Start of Material for the task
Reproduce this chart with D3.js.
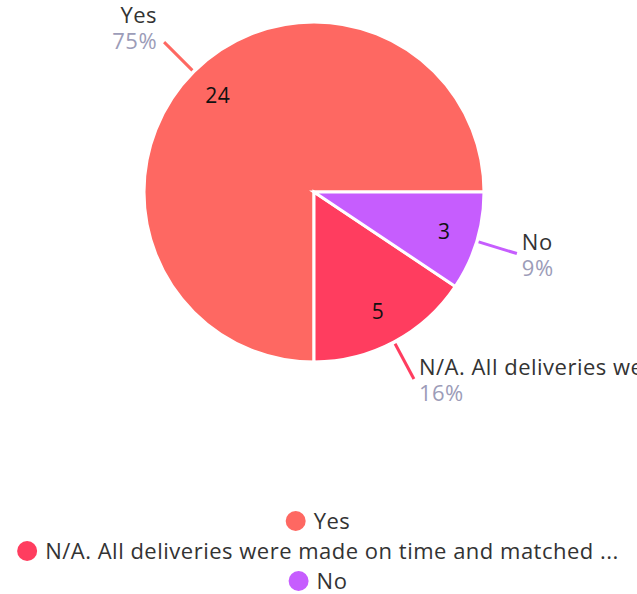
<!DOCTYPE html>
<html>
<head>
<meta charset="utf-8">
<script src="https://cdn.jsdelivr.net/npm/d3@7"></script>
<style>
  body { margin: 0; background: #fff; }
  text { font-family: "Open Sans", sans-serif; letter-spacing: 0.5px; }
</style>
</head>
<body>
<div id="chart"></div>
<script>
// chart data
const categories = ["Yes", "N/A. All deliveries were made on time and matched ...", "No"];
const counts = [24, 5, 3];
const percents = ["75%", "16%", "9%"];
const colors = ["#fe6862", "#ff3d5f", "#c65dfe"];

const width = 637, height = 594;
const cx = 314, cy = 192, radius = 170;
const fs = "22px";

const svg = d3.select("#chart").append("svg")
  .attr("width", width)
  .attr("height", height);

const g = svg.append("g").attr("transform", `translate(${cx},${cy})`);

const pie = d3.pie()
  .sort(null)
  .startAngle(Math.PI / 2)
  .endAngle(Math.PI / 2 - 2 * Math.PI);

const arcs = pie(counts);
const arc = d3.arc().innerRadius(0).outerRadius(radius);

g.selectAll("path.slice")
  .data(arcs)
  .enter().append("path")
  .attr("class", "slice")
  .attr("d", arc)
  .attr("fill", (d, i) => colors[i])
  .attr("stroke", "#fff")
  .attr("stroke-width", 3);

// values inside slices
const inner = d3.arc().innerRadius(radius * 0.8).outerRadius(radius * 0.8);
g.selectAll("text.val")
  .data(arcs)
  .enter().append("text")
  .attr("class", "val")
  .attr("transform", d => `translate(${inner.centroid(d)})`)
  .attr("text-anchor", "middle")
  .attr("dy", "0.35em")
  .style("font-size", "21px")
  .attr("fill", "#111")
  .text(d => d.data);

// leader lines + outside labels
const mid = d => (d.startAngle + d.endAngle) / 2;
const pt = (a, r) => [Math.sin(a) * r, -Math.cos(a) * r];

arcs.forEach((d, i) => {
  const a = mid(d);
  const p0 = pt(a, radius + 2), p1 = pt(a, radius + 42);
  g.append("line")
    .attr("x1", p0[0]).attr("y1", p0[1])
    .attr("x2", p1[0]).attr("y2", p1[1])
    .attr("stroke", colors[i])
    .attr("stroke-width", 3);

  const right = Math.sin(a) > 0;
  const tx = p1[0] + (right ? 5 : -7);
  const ty = p1[1] + (Math.cos(a) > 0 ? -19 : -4);
  const lab = g.append("text")
    .attr("text-anchor", right ? "start" : "end")
    .style("font-size", fs);
  lab.append("tspan").attr("x", tx).attr("y", ty).attr("fill", "#333").text(categories[i]);
  lab.append("tspan").attr("x", tx).attr("y", ty + 26).attr("fill", "#9c9cb8").text(percents[i]);
});

// legend
const legend = svg.append("g");
categories.forEach((c, i) => {
  const row = legend.append("g").attr("transform", `translate(0,${521 + i * 30})`);
  const t = row.append("text")
    .attr("dy", "0.35em")
    .style("font-size", fs)
    .attr("fill", "#333")
    .text(c);
  const w = t.node().getComputedTextLength();
  const total = 20 + 8 + w;
  const x0 = 318 - total / 2;
  row.append("circle").attr("cx", x0 + 10).attr("cy", 0).attr("r", 10).attr("fill", colors[i]);
  t.attr("x", x0 + 28);
});
</script>
</body>
</html>
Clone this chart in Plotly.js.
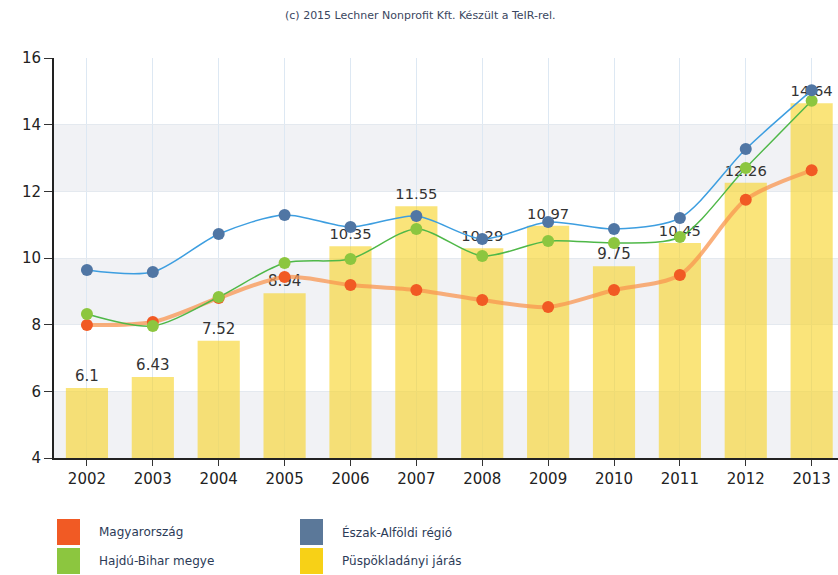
End of Material for the task
■ Aim
Every line above should be returned word for word, with the pictures left behind.

■ Output
Reproduce this chart with D3.js.
<!DOCTYPE html>
<html>
<head>
<meta charset="utf-8">
<script src="https://cdn.jsdelivr.net/npm/d3@7"></script>
<style>
  body { margin: 0; background: #fff; }
  text { font-family: "Open Sans", sans-serif; letter-spacing: 0.5px; }
</style>
</head>
<body>
<div id="chart"></div>
<script>
// chart data
const categories = ["Yes", "N/A. All deliveries were made on time and matched ...", "No"];
const counts = [24, 5, 3];
const percents = ["75%", "16%", "9%"];
const colors = ["#fe6862", "#ff3d5f", "#c65dfe"];

const width = 637, height = 594;
const cx = 314, cy = 192, radius = 170;
const fs = "22px";

const svg = d3.select("#chart").append("svg")
  .attr("width", width)
  .attr("height", height);

const g = svg.append("g").attr("transform", `translate(${cx},${cy})`);

const pie = d3.pie()
  .sort(null)
  .startAngle(Math.PI / 2)
  .endAngle(Math.PI / 2 - 2 * Math.PI);

const arcs = pie(counts);
const arc = d3.arc().innerRadius(0).outerRadius(radius);

g.selectAll("path.slice")
  .data(arcs)
  .enter().append("path")
  .attr("class", "slice")
  .attr("d", arc)
  .attr("fill", (d, i) => colors[i])
  .attr("stroke", "#fff")
  .attr("stroke-width", 3);

// values inside slices
const inner = d3.arc().innerRadius(radius * 0.8).outerRadius(radius * 0.8);
g.selectAll("text.val")
  .data(arcs)
  .enter().append("text")
  .attr("class", "val")
  .attr("transform", d => `translate(${inner.centroid(d)})`)
  .attr("text-anchor", "middle")
  .attr("dy", "0.35em")
  .style("font-size", "21px")
  .attr("fill", "#111")
  .text(d => d.data);

// leader lines + outside labels
const mid = d => (d.startAngle + d.endAngle) / 2;
const pt = (a, r) => [Math.sin(a) * r, -Math.cos(a) * r];

arcs.forEach((d, i) => {
  const a = mid(d);
  const p0 = pt(a, radius + 2), p1 = pt(a, radius + 42);
  g.append("line")
    .attr("x1", p0[0]).attr("y1", p0[1])
    .attr("x2", p1[0]).attr("y2", p1[1])
    .attr("stroke", colors[i])
    .attr("stroke-width", 3);

  const right = Math.sin(a) > 0;
  const tx = p1[0] + (right ? 5 : -7);
  const ty = p1[1] + (Math.cos(a) > 0 ? -19 : -4);
  const lab = g.append("text")
    .attr("text-anchor", right ? "start" : "end")
    .style("font-size", fs);
  lab.append("tspan").attr("x", tx).attr("y", ty).attr("fill", "#333").text(categories[i]);
  lab.append("tspan").attr("x", tx).attr("y", ty + 26).attr("fill", "#9c9cb8").text(percents[i]);
});

// legend
const legend = svg.append("g");
categories.forEach((c, i) => {
  const row = legend.append("g").attr("transform", `translate(0,${521 + i * 30})`);
  const t = row.append("text")
    .attr("dy", "0.35em")
    .style("font-size", fs)
    .attr("fill", "#333")
    .text(c);
  const w = t.node().getComputedTextLength();
  const total = 20 + 8 + w;
  const x0 = 318 - total / 2;
  row.append("circle").attr("cx", x0 + 10).attr("cy", 0).attr("r", 10).attr("fill", colors[i]);
  t.attr("x", x0 + 28);
});
</script>
</body>
</html>
Clone this chart in Plotly.js.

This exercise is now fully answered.